● SET PROBLEM:
Starting at the first line of the listing below, repeat each line up to and including the one containing "(335,86) -- (384,60);". Leave out pictures.

####################

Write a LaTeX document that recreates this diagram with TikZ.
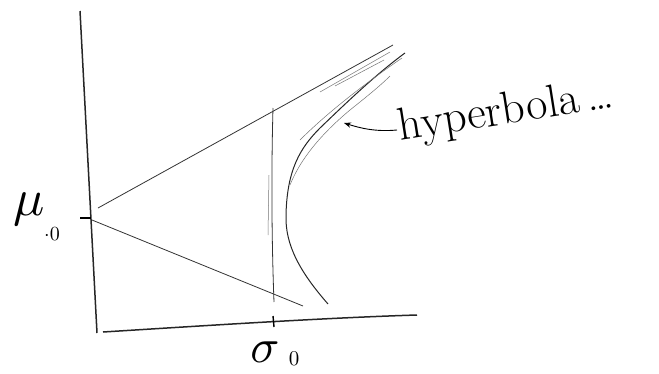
\documentclass[tikz,border=0pt]{standalone}
\usepackage{amsmath}
\usepackage{graphicx}
\usepackage{fontspec}
\usetikzlibrary{arrows.meta,calc}

\tikzset{
  axisline/.style={line width=1.5pt, black!85},
  sketchline/.style={line width=0.8pt, black!80},
  faintline/.style={line width=0.5pt, black!55},
}

\begin{document}
\begin{tikzpicture}[x=1pt, y=-1pt, >=Stealth]
  % image is 659 x 373 px, 1px -> 1pt, y runs downwards
  \useasboundingbox (0,0) rectangle (659,373);

  % key points
  \coordinate (top) at (80,11);
  \coordinate (corner) at (97,333);
  \coordinate (mu0) at (91,218);
  \coordinate (sig0) at (273,321);
  \coordinate (xend) at (417,315);

  % Axes
  \draw[axisline] (top) -- (corner);
  \draw[axisline] (103,332) .. controls (200,326) and (320,318) .. (xend);

  % Ticks at mu_0 and sigma_0
  \draw[line width=1.2pt] (80,218) -- (mu0);
  \draw[line width=1.4pt] ($(sig0)+(0,-5)$) -- ($(sig0)+(1,6)$);

  % Asymptotes through (sigma, mu) = (0, mu_0)
  \draw[sketchline] (98,208) -- (393,45);
  \draw[sketchline] (92,220) -- (303,306);
  % doubled strokes near the top
  \draw[faintline] (320,92) -- (390,52);
  \draw[faintline] (335,86) -- (384,60);

  % Vertical line at sigma_0
  \draw[sketchline] (273,108) .. controls (271,180) and (272,250) .. (274,302);
  \draw[faintline] (269,175) -- (268,235);

  % Hyperbola (right branch)
  \draw[line width=1pt, black!85] (328,304) .. controls (300,272) and (285,245) .. (286,215)
    .. controls (287,170) and (300,148) .. (320,128)
    .. controls (345,104) and (375,75) .. (405,53);
  \draw[faintline] (290,185) .. controls (300,160) and (320,135) .. (350,110)
    .. controls (365,98) and (380,86) .. (390,76);
  \draw[faintline] (300,140) .. controls (330,110) and (370,80) .. (402,58);

  % Labels
  \node[inner sep=1pt] (mulab) at (29,209) {\scalebox{5.2}{$\mu$}};
  \node[inner sep=1pt] (musub) at (52,234) {\scalebox{2}{$\cdot 0$}};
  \node[inner sep=1pt] (siglab) at (265,352) {\scalebox{4.8}{$\sigma$}};
  \node[inner sep=1pt] (sigsub) at (294,359) {\scalebox{2.1}{$0$}};

  % Arrow label
  \node[rotate=9, anchor=west, inner sep=2pt] (hyp) at (397,130)
    {\fontsize{46}{46}\selectfont\addfontfeatures{LetterSpace=9}hyperbola\,\dots};
  \draw[->, line width=0.9pt] (hyp.west) .. controls (375,132) and (360,128) .. (344,123);
\end{tikzpicture}
\end{document}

####################

● TASK ANSWER:
Write a LaTeX document that recreates this diagram with TikZ.
\documentclass[tikz,border=0pt]{standalone}
\usepackage{amsmath}
\usepackage{graphicx}
\usepackage{fontspec}
\usetikzlibrary{arrows.meta,calc}

\tikzset{
  axisline/.style={line width=1.5pt, black!85},
  sketchline/.style={line width=0.8pt, black!80},
  faintline/.style={line width=0.5pt, black!55},
}

\begin{document}
\begin{tikzpicture}[x=1pt, y=-1pt, >=Stealth]
  % image is 659 x 373 px, 1px -> 1pt, y runs downwards
  \useasboundingbox (0,0) rectangle (659,373);

  % key points
  \coordinate (top) at (80,11);
  \coordinate (corner) at (97,333);
  \coordinate (mu0) at (91,218);
  \coordinate (sig0) at (273,321);
  \coordinate (xend) at (417,315);

  % Axes
  \draw[axisline] (top) -- (corner);
  \draw[axisline] (103,332) .. controls (200,326) and (320,318) .. (xend);

  % Ticks at mu_0 and sigma_0
  \draw[line width=1.2pt] (80,218) -- (mu0);
  \draw[line width=1.4pt] ($(sig0)+(0,-5)$) -- ($(sig0)+(1,6)$);

  % Asymptotes through (sigma, mu) = (0, mu_0)
  \draw[sketchline] (98,208) -- (393,45);
  \draw[sketchline] (92,220) -- (303,306);
  % doubled strokes near the top
  \draw[faintline] (320,92) -- (390,52);
  \draw[faintline] (335,86) -- (384,60);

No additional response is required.